Feb. 27 (Bloomberg) -- U.S. Supreme Court justices, hearing a clash between American Express Co. and retailers over enforceability of routine arbitration agreements, questioned whether the case lacks information needed to make a decision.
Justice Anthony Kennedy, a possible swing vote, and three Democrat-appointed justices, suggested the record wasn’t developed fully enough to determine whether the merchants were improperly denied the ability to effectively bring a claim because the agreement barred group action in arbitration.
“It does seem like both of the parties have changed what they’re saying a bit,” Justice Elena Kagan said near the end of the hour-long argument today. When the case was accepted by the court, she said, its premise was that “if you go into arbitration, it would not provide an effective way to vindicate the claim.”
The enforceability of millions of routine arbitration agreements could be at stake in the court’s decision. The merchants and the U.S. say an American Express victory would block consumers from banding together and sharing costs to pursue claims of wrongdoing in an arbitration proceeding. Business trade groups led by the U.S. Chamber of Commerce argued in a court filing that invalidating arbitration clauses would “open a vast loophole” for claimants seeking to dodge agreements they made.
The case was appealed by American Express after the U.S. Court of Appeals in New York refused to enforce an arbitration accord, ruling that its bar on group claims made it infeasible for individual merchants to press federal antitrust allegations against the card company.
American Express faces a series of lawsuits restaurants and other merchants in California and New York began filing in 2003.
The merchants argue they shouldn’t be forced to accept the company’s newer credit cards, which don’t require full payment each month, to be able to take American Express charge cards, which require full monthly payment. The merchants say the newer cards aren’t used by the high-end customers preferred by stores and consequently aren’t worth the high fees imposed on them by American Express.
The most any of the plaintiffs could hope to recover in damages is $38,549, far less than what it would cost to marshal the evidence to prove their case, the merchants told the Supreme Court in briefs arguing for approval of joint action.
The lead plaintiff at the Supreme Court is the Italian Colors Restaurant in Oakland, California.
Business groups say the appeals court ruling in New York undermined a 2011 Supreme Court decision that lets companies use arbitration accords to bar employees and consumers from pressing claims as a group. The appeals court said that ruling doesn’t apply when the ban on joint action would deprive plaintiffs of the ability to “vindicate” their rights under federal law.
Companies are increasingly turning to arbitration accords to limit lawsuits by employees, customers and other businesses. Advocates of the process say it saves litigation expenses and produces quicker decisions.
The appeals court based its decision on a report from the merchants that the cost of producing a market-study report -- a key piece of evidence used in antitrust cases -- could be at least $300,000 and possibly exceed $1 million.
The merchants said the terms of the arbitration agreement with American Express blocked them from pooling the costs of that study and prevents them from sharing information related to arbitration proceedings.
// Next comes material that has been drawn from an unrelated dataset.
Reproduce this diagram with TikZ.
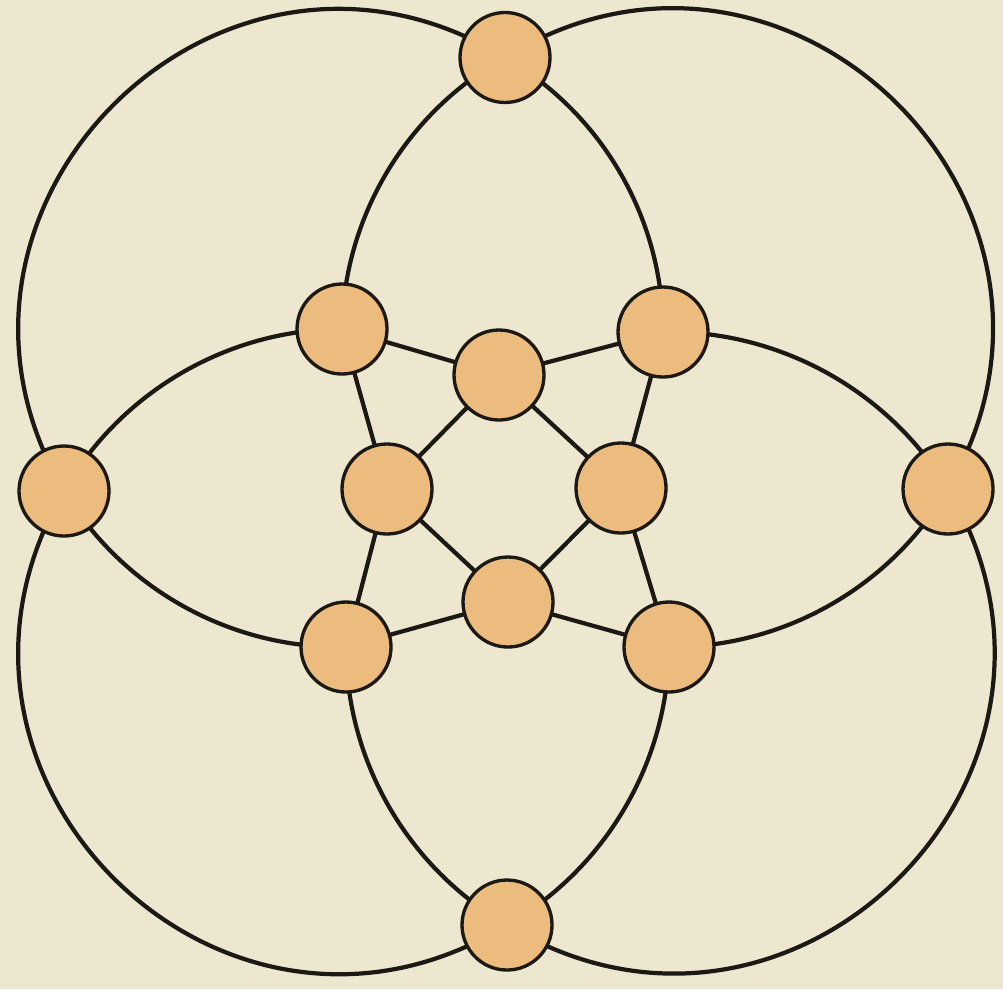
\documentclass[tikz,border=0pt]{standalone}
\usepackage{tikz}
\usetikzlibrary{backgrounds}
\definecolor{paper}{HTML}{EDE7CF}
\definecolor{ink}{HTML}{1C1914}
\definecolor{peg}{HTML}{ECBC7F}
\tikzset{
  disc/.style={circle,minimum size=9mm,inner sep=0pt,draw=ink,fill=peg,line width=.95pt},
  wire/.style={draw=ink,line width=1.2pt},
  lobe/.style={bend right=76,looseness=1.37},
  rib/.style={bend right=30,looseness=.91},
}
\begin{document}
\begin{tikzpicture}
  \useasboundingbox (0,0) rectangle (10.03,9.89);
  \node[disc] (n) at (5.05,9.315) {};
  \node[disc] (s) at (5.07,0.64) {};
  \node[disc] (w) at (0.64,4.98) {};
  \node[disc] (e) at (9.48,5.00) {};
  \node[disc] (nw) at (3.42,6.60) {};
  \node[disc] (ne) at (6.63,6.57) {};
  \node[disc] (sw) at (3.46,3.42) {};
  \node[disc] (se) at (6.69,3.42) {};
  \node[disc] (cn) at (4.99,6.14) {};
  \node[disc] (cs) at (5.08,3.87) {};
  \node[disc] (cw) at (3.87,5.00) {};
  \node[disc] (ce) at (6.21,5.01) {};
  \begin{scope}[on background layer]
    \fill[paper] (0,0) rectangle (10.03,9.89);
    \draw[wire] (ne.center) to[rib] (n.center) to[lobe] (w.center) to[rib] (sw.center);
    \draw[wire] (se.center) to[rib] (e.center) to[lobe] (n.center) to[rib] (nw.center);
    \draw[wire] (nw.center) to[rib] (w.center) to[lobe] (s.center) to[rib] (se.center);
    \draw[wire] (sw.center) to[rib] (s.center) to[lobe] (e.center) to[rib] (ne.center);
    \draw[wire] (nw.center) -- (cn.center) -- (ne.center) -- (ce.center) -- (se.center)
      -- (cs.center) -- (sw.center) -- (cw.center) -- cycle;
    \draw[wire] (cn.center) -- (ce.center) -- (cs.center) -- (cw.center) -- cycle;
  \end{scope}
\end{tikzpicture}
\end{document}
Chief Justice John Roberts asked why a trade association couldn’t fund the study that could be used by each individual merchant to bring the claim.
“That doesn’t seem too difficult,” Roberts said. “You either have your trade association or you have a big meeting of all them and say, ‘We need to pay for this expert report and once we’ve got it, you know, I’m going to represent each of you individually in individual arbitrations and I’m going to win the first one, and then the others are going to fall into place and they’ll get a settlement from American Express.’”
Michael Kellogg, a lawyer for New York-based American Express, said that nothing in the agreement would prevent the retailers from seeking funding for the study from a hedge fund that finances litigation.
Paul Clement, a lawyer for the retailers, told the justices that the American Express accord prevents his clients from working together on damage calculations.
“When you have a market like this where the allegations are they’ve distorted the market so we can’t rely on market price, we need to know the sales volume of all the individual stores,” said Clement, the U.S. solicitor general in the George W. Bush administration and now a partner at Bancroft Pllc in Washington. “Their confidentiality agreement protects that and doesn’t allow that to be shared.”
Justice Stephen Breyer asked whether the cost estimate for a market analysis cited by the retailers is the amount associated with bringing the case before a court as opposed to an arbitrator, who is under instruction “to get this done cheap.” He suggested possibly sending the case back to a lower court requesting more information.
Kennedy said that the parties didn’t leave the high court with “much of a record” to consider.
“It seems to me that I have to engage in speculation about the limits of arbitration in order to resolve in your favor,” Kennedy told Clement.
Justice Sonia Sotomayor, who was involved with the case as an appellate judge, didn’t take part in the Supreme Court argument.
This is the second time American Express has brought the case to the nation’s highest court. In 2010, the justices told the appeals court to revisit the matter in light of a newly issued Supreme Court ruling.
The case is American Express Co. v. Italian Colors Restaurant, 12-133, U.S. Supreme Court (Washington).